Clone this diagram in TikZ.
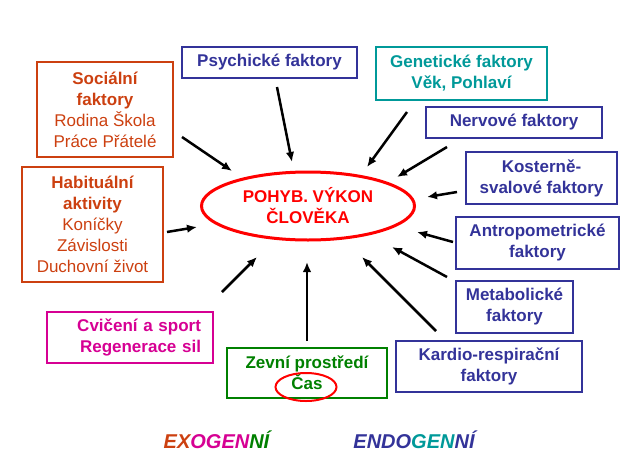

━━━━━━━━━━

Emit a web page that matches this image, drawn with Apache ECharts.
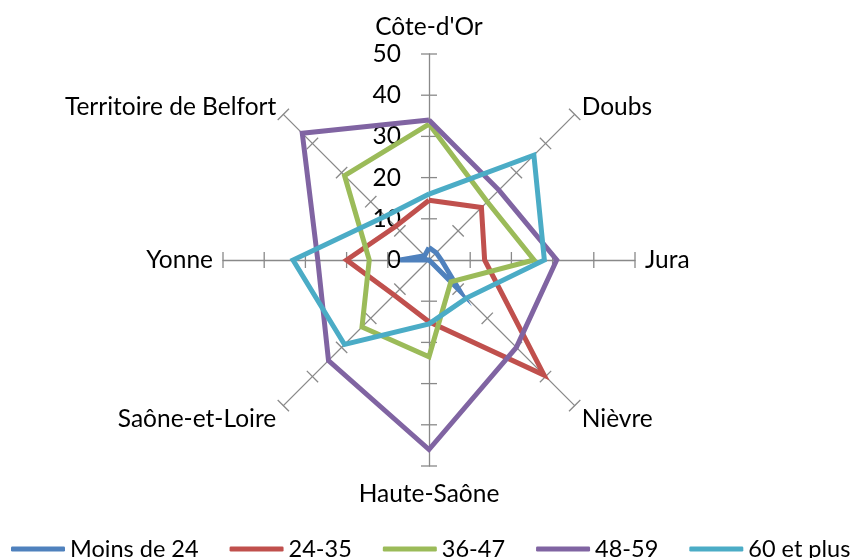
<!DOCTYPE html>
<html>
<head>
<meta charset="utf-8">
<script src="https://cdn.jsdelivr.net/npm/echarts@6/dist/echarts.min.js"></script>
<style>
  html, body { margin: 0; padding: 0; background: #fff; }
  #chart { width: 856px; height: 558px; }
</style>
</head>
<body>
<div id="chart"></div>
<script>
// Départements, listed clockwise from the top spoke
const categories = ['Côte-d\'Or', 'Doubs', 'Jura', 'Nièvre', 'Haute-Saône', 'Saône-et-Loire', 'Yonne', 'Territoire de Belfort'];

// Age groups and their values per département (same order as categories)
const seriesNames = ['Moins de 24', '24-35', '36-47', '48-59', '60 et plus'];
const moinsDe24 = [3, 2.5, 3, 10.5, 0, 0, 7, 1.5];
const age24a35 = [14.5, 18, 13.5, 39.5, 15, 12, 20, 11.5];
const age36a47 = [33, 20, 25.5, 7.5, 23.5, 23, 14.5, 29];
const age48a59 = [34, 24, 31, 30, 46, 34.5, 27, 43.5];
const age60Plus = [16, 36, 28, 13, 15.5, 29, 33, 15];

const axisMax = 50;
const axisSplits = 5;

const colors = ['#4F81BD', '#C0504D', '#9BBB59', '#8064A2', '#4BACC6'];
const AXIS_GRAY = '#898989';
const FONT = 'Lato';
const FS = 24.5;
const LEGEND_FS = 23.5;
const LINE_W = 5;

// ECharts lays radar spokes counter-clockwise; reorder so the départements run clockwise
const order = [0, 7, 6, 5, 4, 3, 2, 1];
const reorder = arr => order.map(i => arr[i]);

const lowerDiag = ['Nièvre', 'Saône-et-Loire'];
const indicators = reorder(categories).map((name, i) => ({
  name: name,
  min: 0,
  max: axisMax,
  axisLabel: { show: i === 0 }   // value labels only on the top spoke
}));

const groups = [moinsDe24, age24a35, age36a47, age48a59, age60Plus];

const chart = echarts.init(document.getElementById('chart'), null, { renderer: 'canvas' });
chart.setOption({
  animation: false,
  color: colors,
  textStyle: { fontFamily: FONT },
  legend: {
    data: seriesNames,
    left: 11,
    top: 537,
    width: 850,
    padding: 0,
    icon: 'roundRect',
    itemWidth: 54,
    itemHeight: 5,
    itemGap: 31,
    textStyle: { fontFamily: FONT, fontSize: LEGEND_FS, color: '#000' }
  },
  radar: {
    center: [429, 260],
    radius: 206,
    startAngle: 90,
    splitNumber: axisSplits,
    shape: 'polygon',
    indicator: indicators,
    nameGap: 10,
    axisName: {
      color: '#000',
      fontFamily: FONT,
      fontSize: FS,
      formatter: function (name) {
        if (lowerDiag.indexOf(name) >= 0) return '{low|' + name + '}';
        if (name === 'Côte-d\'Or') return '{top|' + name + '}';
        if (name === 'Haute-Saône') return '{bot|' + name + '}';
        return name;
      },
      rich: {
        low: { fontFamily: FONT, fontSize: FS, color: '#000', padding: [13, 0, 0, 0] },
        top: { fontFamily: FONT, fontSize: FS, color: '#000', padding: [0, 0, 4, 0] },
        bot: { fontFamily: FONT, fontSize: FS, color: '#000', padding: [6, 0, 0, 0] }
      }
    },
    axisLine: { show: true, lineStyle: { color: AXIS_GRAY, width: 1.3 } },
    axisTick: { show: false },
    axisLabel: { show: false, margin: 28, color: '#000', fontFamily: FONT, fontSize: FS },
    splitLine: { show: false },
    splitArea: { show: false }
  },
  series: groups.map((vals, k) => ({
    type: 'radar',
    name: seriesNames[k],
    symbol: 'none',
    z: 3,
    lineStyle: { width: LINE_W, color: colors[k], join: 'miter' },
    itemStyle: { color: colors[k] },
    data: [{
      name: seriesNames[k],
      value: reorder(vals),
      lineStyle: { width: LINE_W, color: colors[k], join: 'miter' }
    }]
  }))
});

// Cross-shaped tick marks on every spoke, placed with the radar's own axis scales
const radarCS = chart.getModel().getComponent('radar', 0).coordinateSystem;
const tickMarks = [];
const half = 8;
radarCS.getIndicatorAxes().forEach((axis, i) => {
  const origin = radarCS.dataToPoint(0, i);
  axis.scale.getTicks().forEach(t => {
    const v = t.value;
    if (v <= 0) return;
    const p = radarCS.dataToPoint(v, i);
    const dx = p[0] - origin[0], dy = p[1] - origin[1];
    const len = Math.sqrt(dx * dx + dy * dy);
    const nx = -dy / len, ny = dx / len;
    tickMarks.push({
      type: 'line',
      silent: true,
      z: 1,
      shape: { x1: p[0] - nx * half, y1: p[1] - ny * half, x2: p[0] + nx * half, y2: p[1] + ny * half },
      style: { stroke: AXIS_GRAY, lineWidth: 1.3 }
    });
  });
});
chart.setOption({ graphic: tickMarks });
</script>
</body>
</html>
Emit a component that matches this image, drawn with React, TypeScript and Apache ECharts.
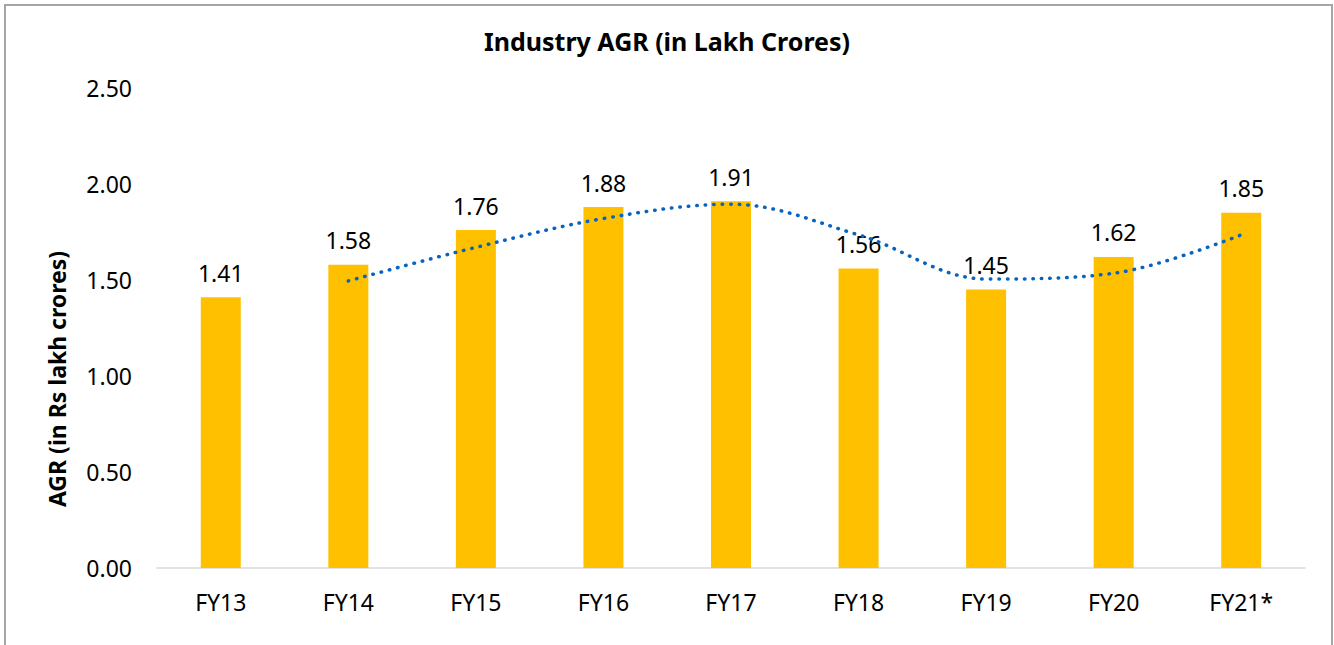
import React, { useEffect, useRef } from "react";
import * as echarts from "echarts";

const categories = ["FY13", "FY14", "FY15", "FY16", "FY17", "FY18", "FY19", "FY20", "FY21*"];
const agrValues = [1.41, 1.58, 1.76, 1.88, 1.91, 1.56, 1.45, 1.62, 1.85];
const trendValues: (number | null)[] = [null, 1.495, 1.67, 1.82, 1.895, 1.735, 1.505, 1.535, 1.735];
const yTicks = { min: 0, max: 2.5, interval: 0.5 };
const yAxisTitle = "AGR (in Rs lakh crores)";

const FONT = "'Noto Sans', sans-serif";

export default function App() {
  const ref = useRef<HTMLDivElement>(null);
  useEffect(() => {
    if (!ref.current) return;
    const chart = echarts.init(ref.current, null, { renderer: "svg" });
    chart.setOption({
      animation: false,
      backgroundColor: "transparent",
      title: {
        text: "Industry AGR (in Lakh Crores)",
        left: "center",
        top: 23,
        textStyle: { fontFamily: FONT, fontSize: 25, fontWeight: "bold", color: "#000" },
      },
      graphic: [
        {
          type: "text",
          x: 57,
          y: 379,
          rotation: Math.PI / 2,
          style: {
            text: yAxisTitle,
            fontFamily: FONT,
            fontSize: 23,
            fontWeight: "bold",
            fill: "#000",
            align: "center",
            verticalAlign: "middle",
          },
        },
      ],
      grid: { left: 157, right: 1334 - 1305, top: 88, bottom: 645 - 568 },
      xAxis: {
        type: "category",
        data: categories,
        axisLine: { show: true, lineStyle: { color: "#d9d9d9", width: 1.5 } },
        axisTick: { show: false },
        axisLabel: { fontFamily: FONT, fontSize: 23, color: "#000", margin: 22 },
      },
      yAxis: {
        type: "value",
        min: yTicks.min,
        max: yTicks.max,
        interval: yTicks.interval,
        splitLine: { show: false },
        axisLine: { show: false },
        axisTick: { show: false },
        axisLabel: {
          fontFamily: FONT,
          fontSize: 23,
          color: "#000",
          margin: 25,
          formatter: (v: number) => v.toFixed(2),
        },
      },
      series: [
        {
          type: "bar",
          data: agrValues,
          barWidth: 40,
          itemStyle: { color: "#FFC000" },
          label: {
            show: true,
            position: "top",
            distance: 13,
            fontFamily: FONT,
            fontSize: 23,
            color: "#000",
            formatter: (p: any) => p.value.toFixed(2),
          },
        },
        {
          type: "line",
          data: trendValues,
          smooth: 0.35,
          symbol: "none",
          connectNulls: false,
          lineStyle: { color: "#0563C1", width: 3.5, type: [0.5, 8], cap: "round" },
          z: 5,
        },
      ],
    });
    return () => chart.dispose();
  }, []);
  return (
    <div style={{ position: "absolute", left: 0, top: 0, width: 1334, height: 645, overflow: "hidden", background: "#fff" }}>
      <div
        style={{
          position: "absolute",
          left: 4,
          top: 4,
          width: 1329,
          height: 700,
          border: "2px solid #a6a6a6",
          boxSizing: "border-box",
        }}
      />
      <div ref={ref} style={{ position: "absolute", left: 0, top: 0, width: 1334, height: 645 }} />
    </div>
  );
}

━━━━━━━━━━

* [Work to do]:
Copy out, exactly, every line from the one that contains "Emit a component" through the one that contains "import * as". Pictures stay out of the copy.

* [Reply]:
Emit a component that matches this image, drawn with React, TypeScript and Apache ECharts.
import React, { useEffect, useRef } from "react";
import * as echarts from "echarts";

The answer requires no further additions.